[What to work on]
Begin with the first line and repeat exactly through the line containing "from bokeh.resources import INLINE"; leave every image out.
----
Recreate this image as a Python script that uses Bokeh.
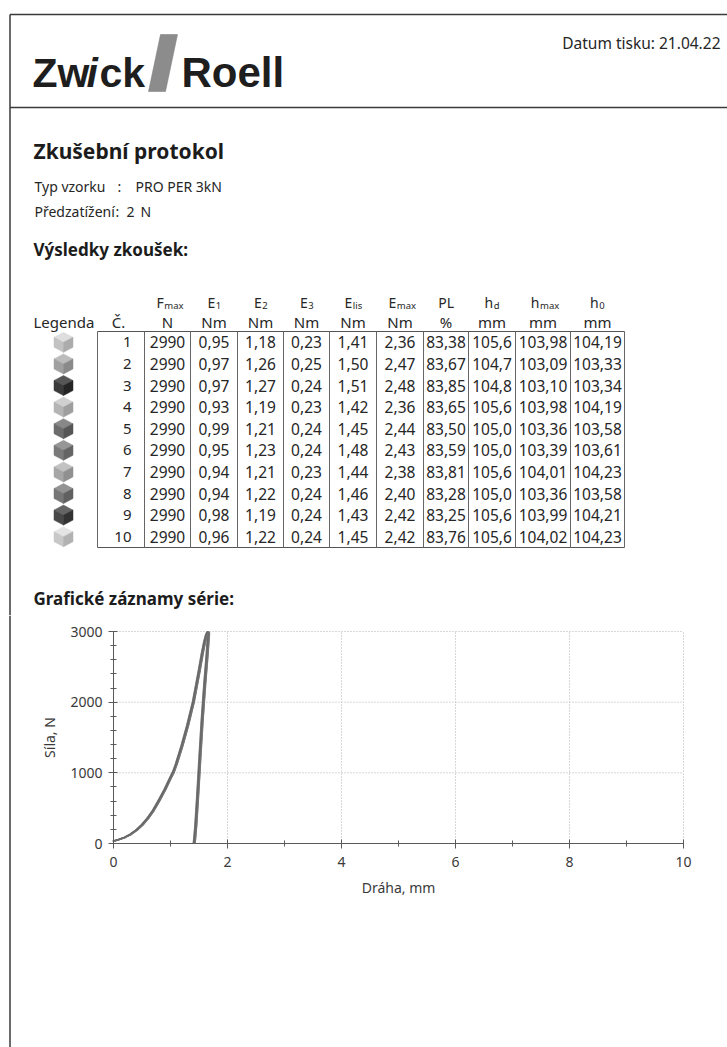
from bokeh.plotting import figure
from bokeh.layouts import column
from bokeh.models import Range1d, FixedTicker
from bokeh.core.properties import value
from bokeh.embed import file_html
from bokeh.resources import INLINE

# ---------------- data ----------------
specimen = [1, 2, 3, 4, 5, 6, 7, 8, 9, 10]
fmax = [2990, 2990, 2990, 2990, 2990, 2990, 2990, 2990, 2990, 2990]
e1 = [0.95, 0.97, 0.97, 0.93, 0.99, 0.95, 0.94, 0.94, 0.98, 0.96]
e2 = [1.18, 1.26, 1.27, 1.19, 1.21, 1.23, 1.21, 1.22, 1.19, 1.22]
e3 = [0.23, 0.25, 0.24, 0.23, 0.24, 0.24, 0.23, 0.24, 0.24, 0.24]
elis = [1.41, 1.50, 1.51, 1.42, 1.45, 1.48, 1.44, 1.46, 1.43, 1.45]
emax = [2.36, 2.47, 2.48, 2.36, 2.44, 2.43, 2.38, 2.40, 2.42, 2.42]
pl = [83.38, 83.67, 83.85, 83.65, 83.50, 83.59, 83.81, 83.28, 83.25, 83.76]
hd = [105.6, 104.7, 104.8, 105.6, 105.0, 105.0, 105.6, 105.0, 105.6, 105.6]
hmax = [103.98, 103.09, 103.10, 103.98, 103.36, 103.39, 104.01, 103.36, 103.99, 104.02]
h0 = [104.19, 103.33, 103.34, 104.19, 103.58, 103.61, 104.23, 103.58, 104.21, 104.23]

col_main = ["F", "E", "E", "E", "E", "E", "PL", "h", "h", "h"]
col_sub = ["max", "1", "2", "3", "lis", "max", "", "d", "max", "0"]
col_unit = ["N", "Nm", "Nm", "Nm", "Nm", "Nm", "%", "mm", "mm", "mm"]
col_decimals = [0, 2, 2, 2, 2, 2, 2, 1, 2, 2]

legend_gray = ["#c2c2c2", "#a0a0a0", "#3a3a3a", "#b4b4b4", "#6c6c6c",
               "#7a7a7a", "#a6a6a6", "#767676", "#484848", "#c8c8c8"]

# representative force-displacement path (mm, N)
load_disp = [0.00, 0.10, 0.20, 0.30, 0.40, 0.50, 0.60, 0.70, 0.80, 0.90, 1.00, 1.05,
             1.10, 1.20, 1.30, 1.40, 1.50, 1.56, 1.60, 1.63, 1.655]
load_force = [35, 58, 88, 130, 188, 262, 355, 470, 610, 760, 930, 1010,
              1120, 1380, 1670, 2000, 2430, 2700, 2860, 2950, 2995]
unload_disp = [1.655, 1.668, 1.665, 1.655, 1.64, 1.62, 1.60, 1.578, 1.556, 1.537, 1.518,
               1.50, 1.482, 1.463, 1.443, 1.425, 1.415]
unload_force = [2995, 2980, 2930, 2820, 2650, 2450, 2250, 2000, 1750, 1500, 1250,
                1000, 750, 500, 250, 80, 0]
# per-specimen spread of the band (mm)
spread = [0.000, -0.018, -0.009, 0.012, 0.018, -0.014, 0.004, 0.015, -0.004, 0.008]

x_ticks = [0, 2, 4, 6, 8, 10]
x_minor = [1, 3, 5, 7, 9]
y_ticks = [0, 1000, 2000, 3000]
y_minor = [200, 400, 600, 800, 1200, 1400, 1600, 1800, 2200, 2400, 2600, 2800]

FONT = "Noto Sans"
TXT = "#262626"
BORDER = "#3a3a3a"

# ---------------- header + table ----------------
W = 727
HA = 615
OX, OY = 0, 0   # page offset of this figure
pa = figure(width=W, height=HA, x_range=Range1d(0, W), y_range=Range1d(HA, 0),
            output_backend="svg", toolbar_location=None, min_border=0)
pa.axis.visible = False
pa.grid.visible = False
pa.outline_line_color = None


def X(px):
    return px - OX


def Y(py):
    return py - OY


pa.line([X(9.5), X(9.5)], [Y(14), HA], line_color=BORDER, line_width=1.5)
pa.line([X(9.5), W], [Y(14), Y(14)], line_color=BORDER, line_width=1.5)
pa.line([X(9.5), W], [Y(107), Y(107)], line_color=BORDER, line_width=1.5)

# logo
LOGO_Y = 72
pa.text(x=[X(32)], y=[Y(LOGO_Y)], text=["Zw"], text_font=value("Liberation Sans"),
        text_font_style="bold", text_font_size="41px", text_color="#1e1e1e",
        text_baseline="middle")
pa.text(x=[X(86)], y=[Y(LOGO_Y)], text=["i"], text_font=value("Liberation Sans"),
        text_font_style="bold italic", text_font_size="41px", text_color="#1e1e1e",
        text_baseline="middle")
pa.text(x=[X(99)], y=[Y(LOGO_Y)], text=["ck"], text_font=value("Liberation Sans"),
        text_font_style="bold", text_font_size="41px", text_color="#1e1e1e",
        text_baseline="middle")
pa.patch([X(160), X(177), X(165), X(148)], [Y(34), Y(34), Y(91), Y(91)],
         fill_color="#8c8c8c", line_color="#7a7a7a", line_width=0.5)
pa.text(x=[X(181)], y=[Y(LOGO_Y)], text=["Roell"], text_font=value("Liberation Sans"),
        text_font_style="bold", text_font_size="42px", text_color="#1e1e1e",
        text_baseline="middle")
pa.text(x=[X(720)], y=[Y(42)], text=["Datum tisku: 21.04.22"], text_font=value(FONT),
        text_font_size="15.5px", text_color=TXT, text_align="right", text_baseline="middle")

# titles
pa.text(x=[X(33)], y=[Y(150)], text=["Zkušební protokol"], text_font=value(FONT),
        text_font_style="bold", text_font_size="21px", text_color="#1c1c1c",
        text_baseline="middle")
pa.text(x=[X(34), X(117), X(135)], y=[Y(186)] * 3, text=["Typ vzorku", ":", "PRO PER 3kN"],
        text_font=value(FONT), text_font_size="14px", text_color=TXT, text_baseline="middle")
pa.text(x=[X(34), X(115), X(126), X(140)], y=[Y(211)] * 4, text=["Předzatížení", ":", "2", "N"],
        text_font=value(FONT), text_font_size="14px", text_color=TXT, text_baseline="middle")
pa.text(x=[X(33)], y=[Y(249)], text=["Výsledky zkoušek:"], text_font=value(FONT),
        text_font_style="bold", text_font_size="17px", text_color="#1c1c1c",
        text_baseline="middle")
pa.text(x=[X(33)], y=[Y(598)], text=["Grafické záznamy série:"], text_font=value(FONT),
        text_font_style="bold", text_font_size="17px", text_color="#1c1c1c",
        text_baseline="middle")

# table geometry
bounds = [97, 144, 190, 237, 283, 329, 376, 423, 468, 515, 570, 624]
t_top, row_h = 331, 21.6
n = len(specimen)
t_bot = t_top + row_h * n
pa.line([X(bounds[0]), X(bounds[-1])], [Y(t_top)] * 2, line_color="#555555", line_width=1)
pa.line([X(bounds[0]), X(bounds[-1])], [Y(t_bot)] * 2, line_color="#555555", line_width=1)
pa.multi_line([[X(b), X(b)] for b in bounds], [[Y(t_top), Y(t_bot)]] * len(bounds),
              line_color="#666666", line_width=1)

row_y = [Y(t_top + row_h * (i + 0.5)) for i in range(n)]
# header
pa.text(x=[X(33)], y=[Y(321)], text=["Legenda"], text_font=value(FONT),
        text_font_size="15px", text_color=TXT, text_baseline="middle")
pa.text(x=[X(118)], y=[Y(321)], text=["Č."], text_font=value(FONT),
        text_font_size="15px", text_color=TXT, text_baseline="middle", text_align="center")

char_w = {"F": 7.5, "E": 7.5, "PL": 16, "h": 8}
sub_w = {"max": 15, "1": 5, "2": 5, "3": 5, "lis": 9, "d": 5.5, "0": 5.5, "": 0}
centers = [(bounds[i + 1] + bounds[i + 2]) / 2 for i in range(len(col_main))]
split = [c + (char_w[m] - sub_w[s]) / 2 for c, m, s in zip(centers, col_main, col_sub)]
pa.text(x=[X(s) for s in split], y=[Y(302)] * len(split), text=col_main, text_font=value(FONT),
        text_font_size="14px", text_color=TXT, text_align="right", text_baseline="middle")
pa.text(x=[X(s) + 0.5 for s in split], y=[Y(305)] * len(split), text=col_sub, text_font=value(FONT),
        text_font_size="9.5px", text_color=TXT, text_align="left", text_baseline="middle")
pa.text(x=[X(c) for c in centers], y=[Y(321)] * len(centers), text=col_unit, text_font=value(FONT),
        text_font_size="15px", text_color=TXT, text_align="center", text_baseline="middle")

# numbers column
pa.text(x=[X(131)] * n, y=row_y, text=[str(s) for s in specimen], text_font=value(FONT),
        text_font_size="15px", text_color=TXT, text_align="right", text_baseline="middle")

columns = [fmax, e1, e2, e3, elis, emax, pl, hd, hmax, h0]
for ci, (vals, dec) in enumerate(zip(columns, col_decimals)):
    labels = [(f"{v:.{dec}f}").replace(".", ",") for v in vals]
    pa.text(x=[X(centers[ci])] * n, y=row_y, text=labels, text_font=value(FONT),
            text_font_size="15.5px", text_color=TXT, text_align="center", text_baseline="middle")


def shade(hexc, d):
    r, g, b = (int(hexc[i:i + 2], 16) for i in (1, 3, 5))
    f = lambda c: max(0, min(255, c + d))
    return "#%02x%02x%02x" % (f(r), f(g), f(b))


# legend cubes
cx = X(63)
hw, hh = 9.5, 10
top_xs, top_ys, lf_xs, lf_ys, rt_xs, rt_ys = [], [], [], [], [], []
top_c, lf_c, rt_c = [], [], []
for yc, col in zip(row_y, legend_gray):
    top_xs.append([cx, cx + hw, cx, cx - hw]); top_ys.append([yc - hh, yc - hh / 2, yc, yc - hh / 2])
    lf_xs.append([cx - hw, cx, cx, cx - hw]); lf_ys.append([yc - hh / 2, yc, yc + hh, yc + hh / 2])
    rt_xs.append([cx, cx + hw, cx + hw, cx]); rt_ys.append([yc, yc - hh / 2, yc + hh / 2, yc + hh])
    top_c.append(shade(col, 28)); lf_c.append(col); rt_c.append(shade(col, -22))
pa.patches(top_xs, top_ys, fill_color=top_c, line_color=top_c, line_width=0.5)
pa.patches(lf_xs, lf_ys, fill_color=lf_c, line_color=lf_c, line_width=0.5)
pa.patches(rt_xs, rt_ys, fill_color=rt_c, line_color=rt_c, line_width=0.5)

# ---------------- chart ----------------
# frame covers the whole lower part of the page; axes are pinned at x=0 / y=0
HB = 1047 - HA                  # page y 615 .. 1047
page_top_b = OY + HA
x0_page, x10_page = 113, 683
y3000_page, y0_page = 631, 843
ppx = (x10_page - x0_page) / 10.0          # px per mm
ppy = (y0_page - y3000_page) / 3000.0      # px per N
right_pad = (OX + W) - x10_page
xr = Range1d(-(x0_page - OX) / ppx, 10 + right_pad / ppx)
yr = Range1d(-((page_top_b + HB) - y0_page) / ppy, 3000 + (y3000_page - page_top_b) / ppy)

pb = figure(width=W, height=HB, x_range=xr, y_range=yr,
            output_backend="svg", toolbar_location=None, min_border=0)
pb.outline_line_color = None
pb.grid.visible = False
pb.xaxis.fixed_location = 0
pb.yaxis.fixed_location = 0
pb.xaxis.bounds = (0, 10)
pb.yaxis.bounds = (0, 3000)
pb.xaxis.ticker = FixedTicker(ticks=x_ticks, minor_ticks=x_minor)
pb.yaxis.ticker = FixedTicker(ticks=y_ticks, minor_ticks=y_minor)

# dotted grid limited to the plot area
pb.segment(x0=x_ticks[1:], y0=[y_ticks[0]] * 5, x1=x_ticks[1:], y1=[y_ticks[-1]] * 5,
           line_color="#b0b0b0", line_dash="1 2", line_width=1)
pb.segment(x0=[x_ticks[0]] * 3, y0=y_ticks[1:], x1=[x_ticks[-1]] * 3, y1=y_ticks[1:],
           line_color="#b0b0b0", line_dash="1 2", line_width=1)

for ax in (pb.xaxis, pb.yaxis):
    ax.axis_line_color = "#5a5a5a"
    ax.major_tick_line_color = "#5a5a5a"
    ax.minor_tick_line_color = "#5a5a5a"
    ax.major_tick_in = 4
    ax.major_tick_out = 5
    ax.minor_tick_in = 3
    ax.minor_tick_out = 3
    ax.major_label_text_font = FONT
    ax.major_label_text_font_size = "14px"
    ax.major_label_text_color = "#3a3a3a"
    ax.axis_label_text_font = FONT
    ax.axis_label_text_font_size = "14px"
    ax.axis_label_text_color = "#3a3a3a"
    ax.axis_label_text_font_style = "normal"
pb.yaxis.major_label_standoff = 6
pb.xaxis.major_label_standoff = 8
pb.yaxis.axis_label = "Síla, N"
pb.xaxis.axis_label = "Dráha, mm"
pb.yaxis.axis_label_standoff = 8
pb.xaxis.axis_label_standoff = 8

# page border continues down the left edge
bx = xr.start + (9.5 - OX) / ppx
pb.line([bx, bx], [yr.start, yr.end], line_color=BORDER, line_width=1.5)

curve_cols = ["#6a6a6a", "#7a7a7a", "#626262", "#808080", "#686868",
              "#747474", "#666666", "#7c7c7c", "#606060", "#707070"]
for s, col in zip(spread, curve_cols):
    xs = [d + s for d in load_disp] + [d + s for d in unload_disp]
    ys = load_force + unload_force
    pb.line(xs, ys, line_color=col, line_width=1.3, line_alpha=0.75)

layout = column(pa, pb)
open("out.html", "w").write(file_html(layout, INLINE))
----
[Solved exercise]
Recreate this image as a Python script that uses Bokeh.
from bokeh.plotting import figure
from bokeh.layouts import column
from bokeh.models import Range1d, FixedTicker
from bokeh.core.properties import value
from bokeh.embed import file_html
from bokeh.resources import INLINE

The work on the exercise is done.